Surgical sterilization is a safe, highly effective, permanent, and convenient form of contraception. Numerous methods for achieving permanent sterilization have been described, and subsequently modified to improve success rates, simplify surgical technique and reduce postoperative pain and length of hospital stay. Laparoscopic techniques are preferred for most patients, as they are effective, and are usually performed on an outpatient basis, and result in rapid patient recovery. In 1995, almost 30 percent of contraceptive users in the United States used tubal sterilization .
Female surgical sterilization via laparoscopy or laparotomy is reviewed in this topic. Hysteroscopic sterilization is reviewed separately. (See "Hysteroscopic sterilization".)
Tubal sterilization is an elective and essentially permanent procedure. There are virtually no absolute contraindications, although a patient's gynecologic disease may require sterilization by hysterectomy and bilateral oophorectomy.
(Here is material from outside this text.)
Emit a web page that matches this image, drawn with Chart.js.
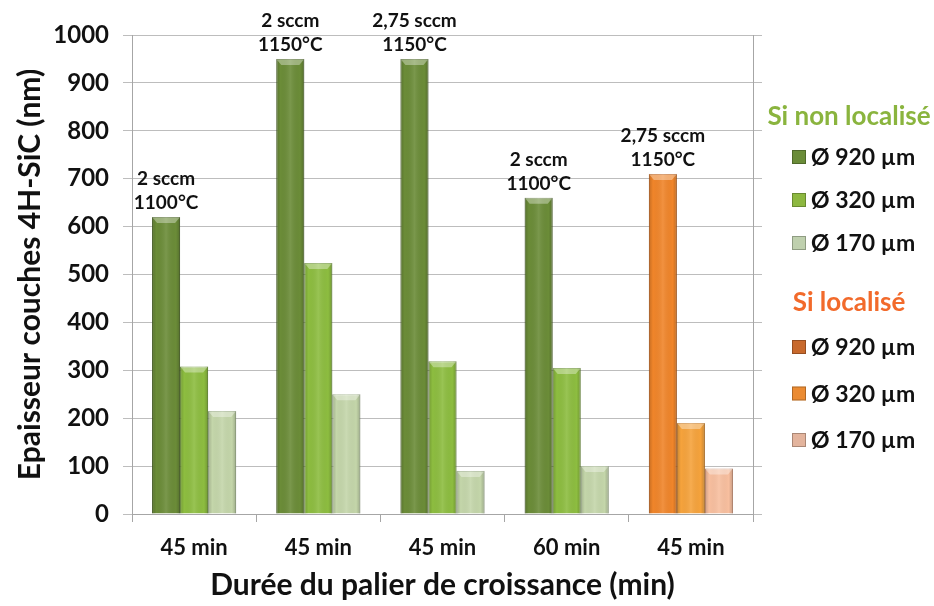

●Known extensive intra-abdominal adhesions increase the potential for intraoperative morbidity during laparoscopy. With the development of transcervical (or hysteroscopic) sterilization, laparotomy is now rarely necessary for sterilization. Alternatively, other forms of contraceptive can be offered. (See "Hysteroscopic sterilization" and "Overview of contraception".)
●Pregnancy may pose a significant risk to women with some medical disorders; thus forming a basis for elective sterilization. However, consultation with a maternal-fetal medicine specialist is advisable to determine the current magnitude of risk to mother and offspring, since occasionally women have been told that pregnancy is contraindicated when, in fact, it is not.